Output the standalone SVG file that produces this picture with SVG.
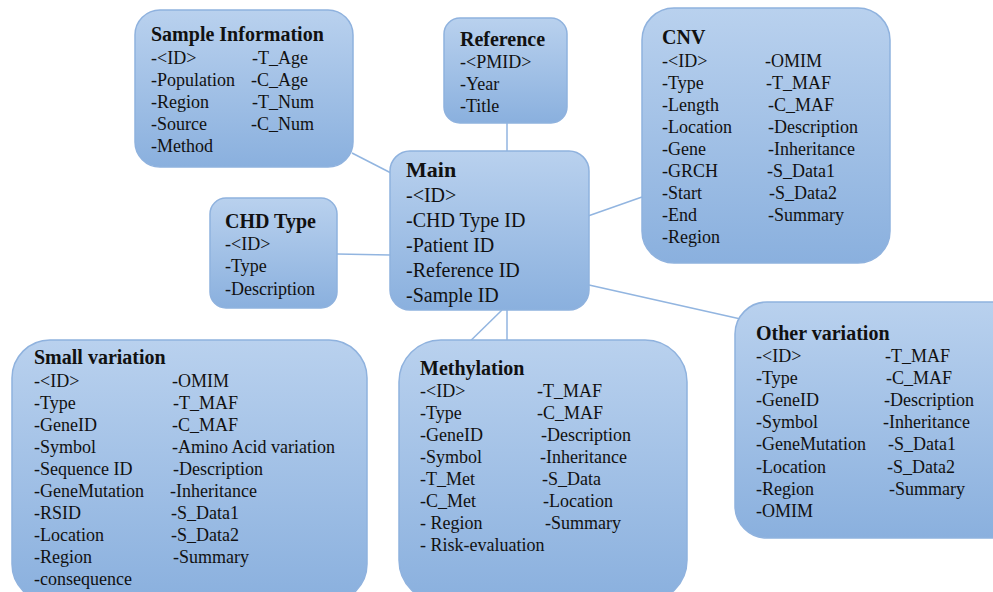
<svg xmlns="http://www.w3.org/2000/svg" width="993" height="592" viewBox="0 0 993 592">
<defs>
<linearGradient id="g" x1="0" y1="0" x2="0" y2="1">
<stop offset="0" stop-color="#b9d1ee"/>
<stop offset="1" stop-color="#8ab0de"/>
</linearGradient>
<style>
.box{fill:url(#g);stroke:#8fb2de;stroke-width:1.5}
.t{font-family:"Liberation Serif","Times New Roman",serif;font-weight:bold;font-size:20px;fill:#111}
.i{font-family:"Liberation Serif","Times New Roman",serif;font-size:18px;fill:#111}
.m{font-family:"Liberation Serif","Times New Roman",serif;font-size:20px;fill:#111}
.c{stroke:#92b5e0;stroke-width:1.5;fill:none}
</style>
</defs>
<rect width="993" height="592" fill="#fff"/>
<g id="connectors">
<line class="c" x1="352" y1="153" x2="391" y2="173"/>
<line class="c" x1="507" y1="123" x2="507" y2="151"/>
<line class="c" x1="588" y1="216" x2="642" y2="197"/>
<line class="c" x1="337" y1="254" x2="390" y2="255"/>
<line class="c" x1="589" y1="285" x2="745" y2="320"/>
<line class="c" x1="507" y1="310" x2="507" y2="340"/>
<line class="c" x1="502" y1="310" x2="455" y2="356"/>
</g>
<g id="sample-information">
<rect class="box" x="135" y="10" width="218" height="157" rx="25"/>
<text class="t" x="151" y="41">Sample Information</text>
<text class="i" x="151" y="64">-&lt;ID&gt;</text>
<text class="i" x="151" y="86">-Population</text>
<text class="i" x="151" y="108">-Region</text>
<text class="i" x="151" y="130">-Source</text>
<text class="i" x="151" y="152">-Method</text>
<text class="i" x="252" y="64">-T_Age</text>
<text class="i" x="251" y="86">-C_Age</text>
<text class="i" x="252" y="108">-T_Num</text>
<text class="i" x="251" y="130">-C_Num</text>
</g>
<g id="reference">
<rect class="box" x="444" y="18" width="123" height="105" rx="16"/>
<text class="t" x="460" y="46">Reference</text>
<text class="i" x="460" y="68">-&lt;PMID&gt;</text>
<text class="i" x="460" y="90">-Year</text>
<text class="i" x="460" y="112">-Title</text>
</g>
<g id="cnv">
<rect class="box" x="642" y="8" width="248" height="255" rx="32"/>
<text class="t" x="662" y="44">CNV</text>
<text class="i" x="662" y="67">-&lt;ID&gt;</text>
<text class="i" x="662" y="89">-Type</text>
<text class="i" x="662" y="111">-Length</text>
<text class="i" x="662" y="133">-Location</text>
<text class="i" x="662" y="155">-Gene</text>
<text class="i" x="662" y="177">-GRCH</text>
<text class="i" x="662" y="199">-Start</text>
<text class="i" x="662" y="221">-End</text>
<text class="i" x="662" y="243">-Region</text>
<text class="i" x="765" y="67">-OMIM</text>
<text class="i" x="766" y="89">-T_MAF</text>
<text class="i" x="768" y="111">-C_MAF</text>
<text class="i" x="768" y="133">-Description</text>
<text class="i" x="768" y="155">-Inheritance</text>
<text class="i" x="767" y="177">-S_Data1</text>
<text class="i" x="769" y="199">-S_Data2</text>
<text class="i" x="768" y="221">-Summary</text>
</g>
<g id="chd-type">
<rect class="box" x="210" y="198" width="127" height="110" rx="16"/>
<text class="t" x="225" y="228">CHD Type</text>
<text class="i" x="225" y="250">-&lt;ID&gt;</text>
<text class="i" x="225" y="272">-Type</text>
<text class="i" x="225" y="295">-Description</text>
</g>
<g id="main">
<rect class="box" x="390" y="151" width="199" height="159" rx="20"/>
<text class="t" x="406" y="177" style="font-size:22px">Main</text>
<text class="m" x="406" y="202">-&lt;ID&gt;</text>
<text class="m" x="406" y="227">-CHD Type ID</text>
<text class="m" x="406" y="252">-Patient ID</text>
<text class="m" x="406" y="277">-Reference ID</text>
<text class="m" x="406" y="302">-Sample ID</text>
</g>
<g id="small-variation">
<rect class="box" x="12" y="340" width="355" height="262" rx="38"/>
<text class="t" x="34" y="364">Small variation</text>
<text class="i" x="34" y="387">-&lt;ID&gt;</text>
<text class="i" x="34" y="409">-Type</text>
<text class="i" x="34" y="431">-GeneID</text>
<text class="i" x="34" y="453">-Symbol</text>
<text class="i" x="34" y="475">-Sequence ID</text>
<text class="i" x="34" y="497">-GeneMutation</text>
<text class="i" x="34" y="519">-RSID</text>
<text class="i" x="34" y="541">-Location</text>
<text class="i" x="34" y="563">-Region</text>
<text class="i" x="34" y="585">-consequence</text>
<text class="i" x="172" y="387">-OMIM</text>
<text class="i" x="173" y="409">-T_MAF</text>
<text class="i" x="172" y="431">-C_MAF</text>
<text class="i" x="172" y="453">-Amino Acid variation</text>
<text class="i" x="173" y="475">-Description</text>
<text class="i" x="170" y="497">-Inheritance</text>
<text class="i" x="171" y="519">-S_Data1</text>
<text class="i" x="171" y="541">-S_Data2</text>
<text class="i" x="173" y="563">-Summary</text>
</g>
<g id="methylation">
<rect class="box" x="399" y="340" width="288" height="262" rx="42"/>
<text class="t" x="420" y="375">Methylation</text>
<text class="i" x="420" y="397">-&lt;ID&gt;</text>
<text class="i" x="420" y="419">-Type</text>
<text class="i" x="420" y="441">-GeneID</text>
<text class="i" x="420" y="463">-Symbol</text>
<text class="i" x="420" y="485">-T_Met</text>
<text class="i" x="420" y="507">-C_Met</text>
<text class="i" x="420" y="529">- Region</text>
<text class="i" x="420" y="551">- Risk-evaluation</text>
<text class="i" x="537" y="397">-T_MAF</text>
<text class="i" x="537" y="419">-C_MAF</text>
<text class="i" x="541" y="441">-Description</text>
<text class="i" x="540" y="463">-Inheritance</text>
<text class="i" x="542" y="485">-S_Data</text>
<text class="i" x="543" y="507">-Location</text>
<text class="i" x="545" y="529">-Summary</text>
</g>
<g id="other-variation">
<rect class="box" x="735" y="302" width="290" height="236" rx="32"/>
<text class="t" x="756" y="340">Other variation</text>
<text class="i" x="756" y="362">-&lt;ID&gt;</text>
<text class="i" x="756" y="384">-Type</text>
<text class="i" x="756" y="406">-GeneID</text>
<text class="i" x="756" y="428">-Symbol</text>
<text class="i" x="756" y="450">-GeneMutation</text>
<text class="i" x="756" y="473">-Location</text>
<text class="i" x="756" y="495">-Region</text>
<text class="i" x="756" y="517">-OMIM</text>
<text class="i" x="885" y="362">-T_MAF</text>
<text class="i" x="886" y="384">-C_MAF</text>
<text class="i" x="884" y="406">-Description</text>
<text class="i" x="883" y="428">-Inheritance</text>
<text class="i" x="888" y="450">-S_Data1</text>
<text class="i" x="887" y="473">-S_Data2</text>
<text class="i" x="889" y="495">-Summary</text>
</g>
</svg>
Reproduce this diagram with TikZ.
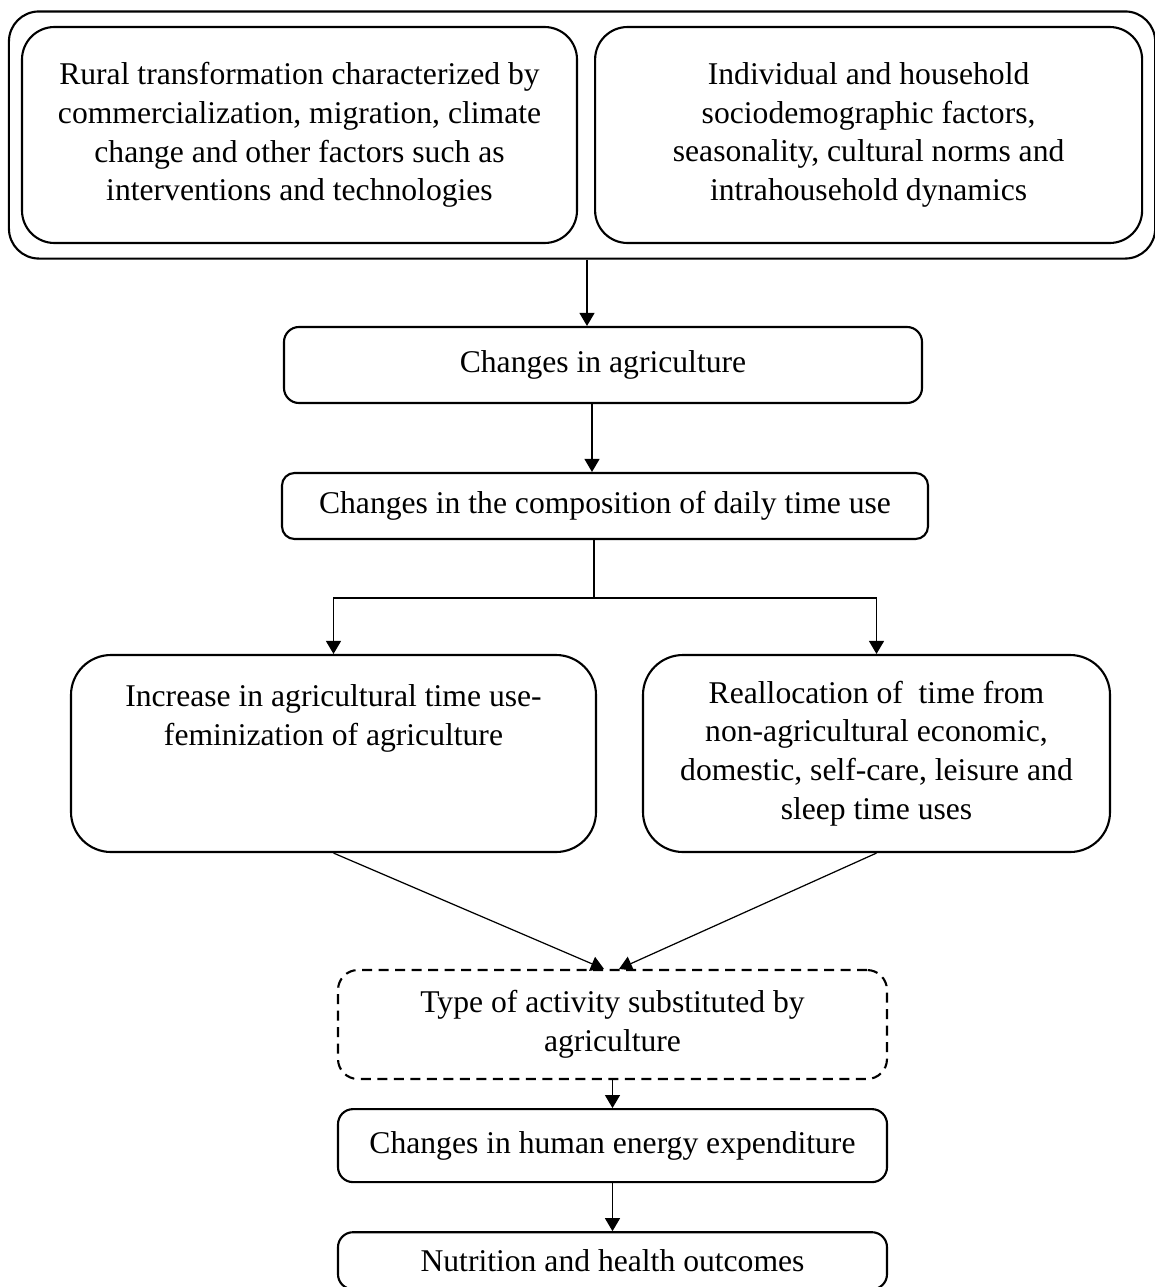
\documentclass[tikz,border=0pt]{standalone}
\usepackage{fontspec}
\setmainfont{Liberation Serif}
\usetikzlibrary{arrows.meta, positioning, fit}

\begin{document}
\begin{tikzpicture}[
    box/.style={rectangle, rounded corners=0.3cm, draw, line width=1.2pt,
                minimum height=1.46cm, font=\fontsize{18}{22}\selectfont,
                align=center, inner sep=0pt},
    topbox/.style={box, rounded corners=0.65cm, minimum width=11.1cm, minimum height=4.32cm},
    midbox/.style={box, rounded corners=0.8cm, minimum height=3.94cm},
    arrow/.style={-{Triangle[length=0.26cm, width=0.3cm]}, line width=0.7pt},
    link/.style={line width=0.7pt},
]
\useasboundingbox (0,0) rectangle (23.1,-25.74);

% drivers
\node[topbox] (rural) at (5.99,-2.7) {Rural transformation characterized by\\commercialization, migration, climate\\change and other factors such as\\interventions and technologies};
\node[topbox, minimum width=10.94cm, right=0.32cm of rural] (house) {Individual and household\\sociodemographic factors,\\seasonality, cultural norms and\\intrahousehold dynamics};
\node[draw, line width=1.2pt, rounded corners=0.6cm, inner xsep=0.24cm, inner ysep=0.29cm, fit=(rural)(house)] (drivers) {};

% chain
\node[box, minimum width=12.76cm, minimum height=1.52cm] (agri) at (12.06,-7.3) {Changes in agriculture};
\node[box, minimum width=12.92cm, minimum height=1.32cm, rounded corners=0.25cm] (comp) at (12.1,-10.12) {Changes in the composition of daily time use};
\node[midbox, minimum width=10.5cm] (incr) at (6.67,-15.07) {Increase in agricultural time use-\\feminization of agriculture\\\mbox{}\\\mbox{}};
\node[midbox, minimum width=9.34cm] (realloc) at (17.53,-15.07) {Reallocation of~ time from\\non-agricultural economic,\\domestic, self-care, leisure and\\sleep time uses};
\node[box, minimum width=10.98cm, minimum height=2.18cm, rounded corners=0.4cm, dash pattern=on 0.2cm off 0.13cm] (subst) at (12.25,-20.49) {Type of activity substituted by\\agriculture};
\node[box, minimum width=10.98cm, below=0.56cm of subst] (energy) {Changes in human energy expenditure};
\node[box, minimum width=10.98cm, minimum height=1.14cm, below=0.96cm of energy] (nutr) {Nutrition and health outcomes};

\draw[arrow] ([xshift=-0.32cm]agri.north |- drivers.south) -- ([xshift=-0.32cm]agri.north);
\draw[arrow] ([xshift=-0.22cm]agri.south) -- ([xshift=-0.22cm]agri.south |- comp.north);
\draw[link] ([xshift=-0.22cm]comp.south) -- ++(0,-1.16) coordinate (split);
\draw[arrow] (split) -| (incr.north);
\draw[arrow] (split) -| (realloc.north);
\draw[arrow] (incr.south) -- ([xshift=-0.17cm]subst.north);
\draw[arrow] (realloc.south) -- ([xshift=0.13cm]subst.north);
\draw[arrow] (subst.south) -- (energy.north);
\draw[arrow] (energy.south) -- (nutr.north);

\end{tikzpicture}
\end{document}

### Written exercise
Copy out exactly the material that runs from the line with "Reproduce this diagram with TikZ." to the line with "(0,0) rectangle (23.1,-25.74);", ends included, and leave the pictures behind.

### Expected answer
Reproduce this diagram with TikZ.
\documentclass[tikz,border=0pt]{standalone}
\usepackage{fontspec}
\setmainfont{Liberation Serif}
\usetikzlibrary{arrows.meta, positioning, fit}

\begin{document}
\begin{tikzpicture}[
    box/.style={rectangle, rounded corners=0.3cm, draw, line width=1.2pt,
                minimum height=1.46cm, font=\fontsize{18}{22}\selectfont,
                align=center, inner sep=0pt},
    topbox/.style={box, rounded corners=0.65cm, minimum width=11.1cm, minimum height=4.32cm},
    midbox/.style={box, rounded corners=0.8cm, minimum height=3.94cm},
    arrow/.style={-{Triangle[length=0.26cm, width=0.3cm]}, line width=0.7pt},
    link/.style={line width=0.7pt},
]
\useasboundingbox (0,0) rectangle (23.1,-25.74);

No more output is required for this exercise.